If you’re looking for a new laptop or desktop for editing videos and playing high-end PC games, one of the most important parts you need to look for is whether the computer has a separate graphics processor unit (GPU) to render all the polygons, so the computer processor (like an Intel chip, for instance) can keep the rest of the machine running. However, you’ll notice there isn’t a lot of choices in finding a new computer with dedicated graphics; most machines these days only offer integrated graphics like the Intel HD Graphics 4000. Integrated graphics is good enough for most computer users who don’t want to spend a ton of money but want to be able to watch movies and play games like The Elder Scrolls V: Skyrim at the lowest setting.
However, it seems this lack of selection in computers with discrete graphics is a real concern.
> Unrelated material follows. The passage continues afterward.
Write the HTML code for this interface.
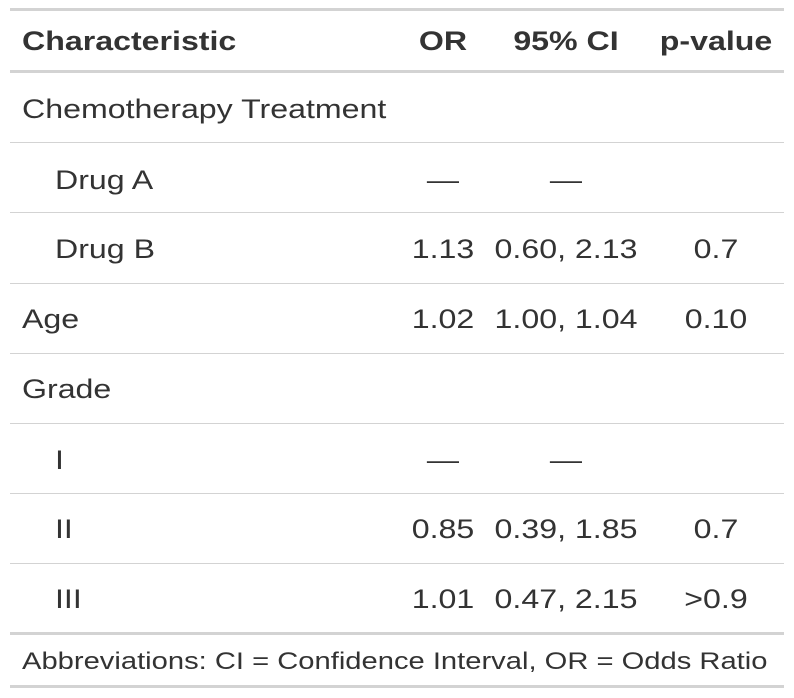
<!DOCTYPE html>
<html><head><style>
body{margin:0;width:794px;height:698px;background:#fff;font-family:"Liberation Sans",Arial,sans-serif;color:#333;position:relative;overflow:hidden}
.l{position:absolute;left:10px;width:774px;background:#d3d3d3}
.t{position:absolute;font-size:27px;line-height:30px;white-space:nowrap;transform:scaleX(1.19);transform-origin:0 0}
.c{transform:translateX(-50%) scaleX(1.19);transform-origin:50% 0}
b{font-weight:bold}
</style></head><body>
<div class="l" style="top:8px;height:3px"></div>
<div class="l" style="top:70px;height:3px"></div>
<div class="l" style="top:142px;height:1px"></div>
<div class="l" style="top:212px;height:1px"></div>
<div class="l" style="top:283px;height:1px"></div>
<div class="l" style="top:353px;height:1px"></div>
<div class="l" style="top:423px;height:1px"></div>
<div class="l" style="top:493px;height:1px"></div>
<div class="l" style="top:563px;height:1px"></div>
<div class="l" style="top:632px;height:3px"></div>
<div class="l" style="top:685px;height:3px"></div>

<div class="t" style="left:22px;top:26px"><b>Characteristic</b></div>
<div class="t c" style="left:443px;top:26px"><b>OR</b></div>
<div class="t c" style="left:566px;top:26px"><b>95% CI</b></div>
<div class="t c" style="left:716px;top:26px"><b>p-value</b></div>

<div class="t" style="left:22px;top:94px">Chemotherapy Treatment</div>

<div class="t" style="left:55px;top:165px">Drug A</div>
<div class="t c" style="left:443px;top:165px">—</div>
<div class="t c" style="left:566px;top:165px">—</div>

<div class="t" style="left:55px;top:234px">Drug B</div>
<div class="t c" style="left:443px;top:234px">1.13</div>
<div class="t c" style="left:566px;top:234px">0.60, 2.13</div>
<div class="t c" style="left:716px;top:234px">0.7</div>

<div class="t" style="left:22px;top:304px">Age</div>
<div class="t c" style="left:443px;top:304px">1.02</div>
<div class="t c" style="left:566px;top:304px">1.00, 1.04</div>
<div class="t c" style="left:716px;top:304px">0.10</div>

<div class="t" style="left:22px;top:374px">Grade</div>

<div class="t" style="left:55px;top:445px">I</div>
<div class="t c" style="left:443px;top:445px">—</div>
<div class="t c" style="left:566px;top:445px">—</div>

<div class="t" style="left:55px;top:514px">II</div>
<div class="t c" style="left:443px;top:514px">0.85</div>
<div class="t c" style="left:566px;top:514px">0.39, 1.85</div>
<div class="t c" style="left:716px;top:514px">0.7</div>

<div class="t" style="left:55px;top:584px">III</div>
<div class="t c" style="left:443px;top:584px">1.01</div>
<div class="t c" style="left:566px;top:584px">0.47, 2.15</div>
<div class="t c" style="left:716px;top:584px">&gt;0.9</div>

<div class="t" style="left:22px;top:647px;font-size:24.5px">Abbreviations: CI = Confidence Interval, OR = Odds Ratio</div>
</body></html>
After all, according to Jon Peddie Research, a company that tracks the multimedia and graphics industry, “GPUs are traditionally a leading indicator of the market, since a GPU goes into every system before it is shipped.”
Based on its latest dedicated graphics card report, shipment of GPUs slipped for every major manufacturer in the fourth quarter compared to numbers from the previous quarter (July to September). At a time when PC sales actually increased by 2.8 percent between October and December last year (probably due to the holiday shopping season), shipment of discrete GPUs dropped by 17 percent.
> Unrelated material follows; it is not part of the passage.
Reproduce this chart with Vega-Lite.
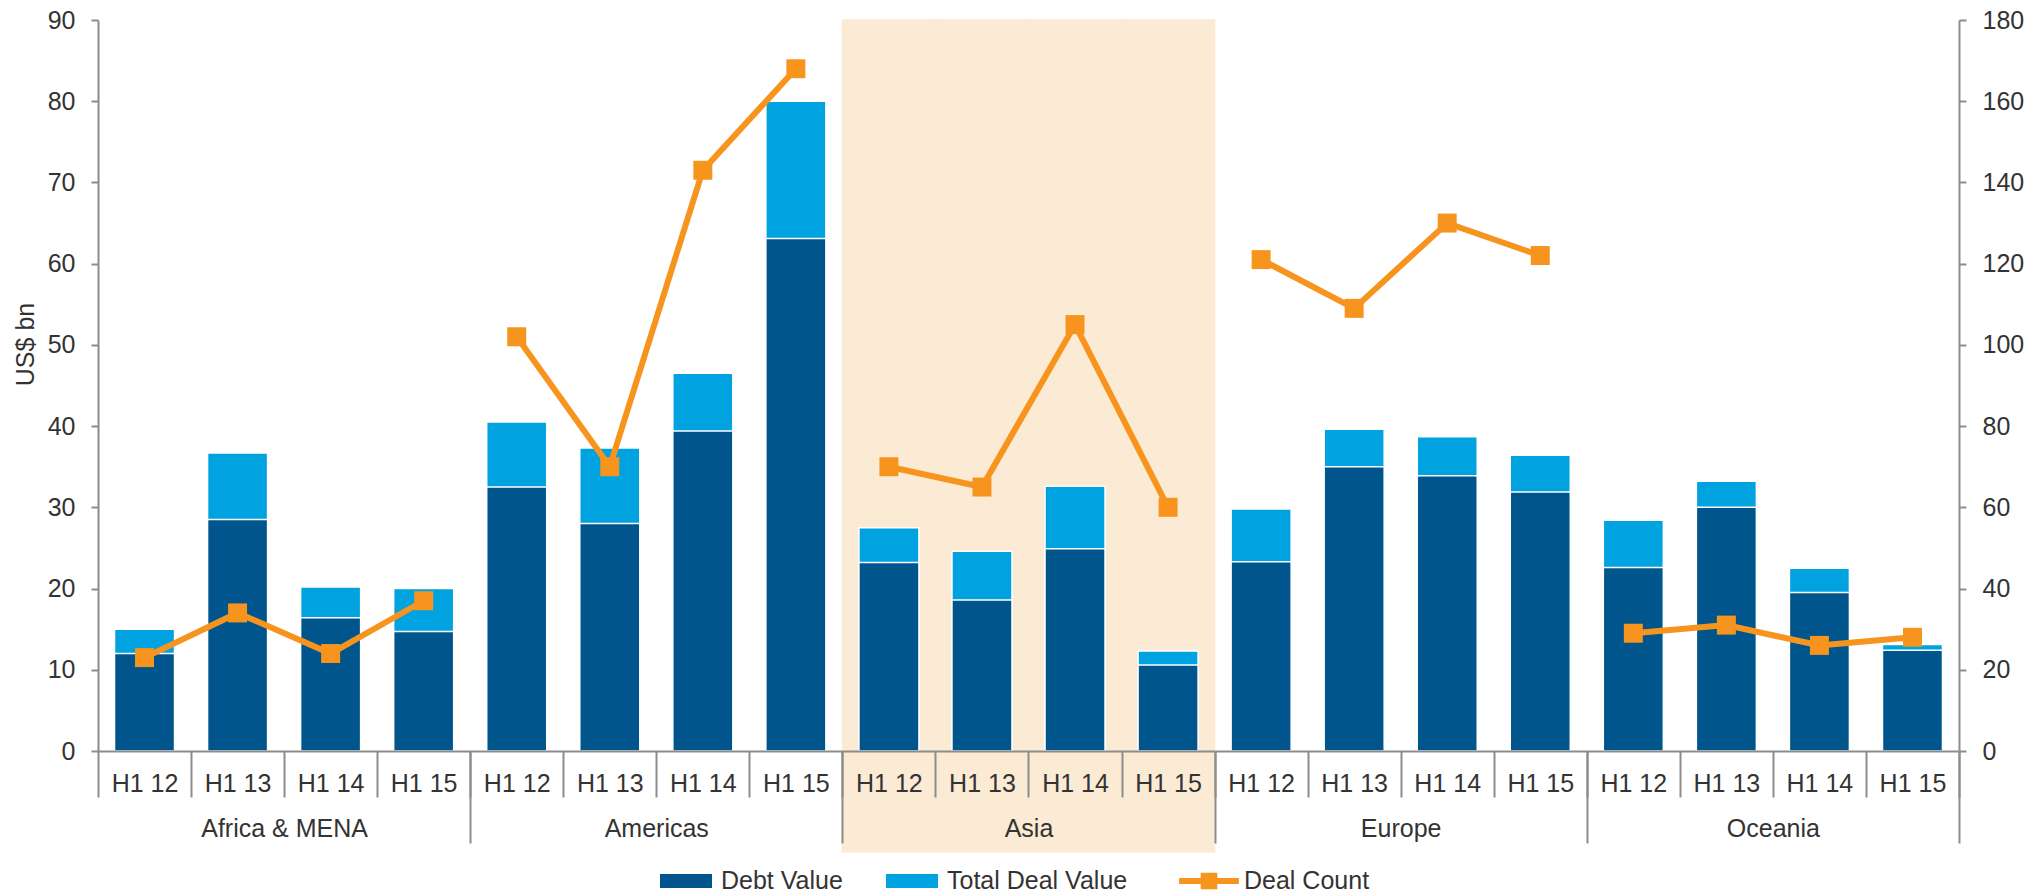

Unfortunately for AMD and Nvidia, the decreased demand for dedicated graphics is even more dramatic compared to numbers in the past 10 years. GPU shipment in Q4 typically only dips to about 0.68 percent based on data collected in the past decade, but in 2012 Q4 that number ballooned to 17 percent, which is the second biggest drop since the crash of 2008. This drop is consistent with the overall trend that less computers are being equipped with dedicated GPUs: between 2011 and 2012, the number of GPUs slipped from 16.1 million to 14.5 million units – that’s a 10 percent drop. Obviously, new computers can still process graphics but typically use embedded or integrated graphics chips, which JPR does not track.
In the research firm’s opinion, the discrete GPU market seems to be in fighting a war on multiple fronts. Not only are growing tablet sales eating into the laptop and desktop sales, the research firm also cites the worldwide economic uncertainty during Q4 in 2012 when Microsoft was launching Windows 8 and new PCs, as potential reason for consumers to hold back on PC purchases and take a wait-and-see approach during that period. As on-board graphics chip performance continue to improve, most consumers looking for a budget PC have no need for the power of a dedicated GPU anyway, so “the embedded GPUs in CPUs are having an impact on the low end, which is the high-volume segment.”
For those of you shopping for computers with all the graphics horsepower that AMD and Nvidia can deliver, the selection of PCs with any discrete GPU probably won’t improve as these numbers will hardly encourage computer manufacturers to introduce more computers with high-end graphics. It’s too bad because as discrete GPUs become more niche, it will only drive up the cost for consumers.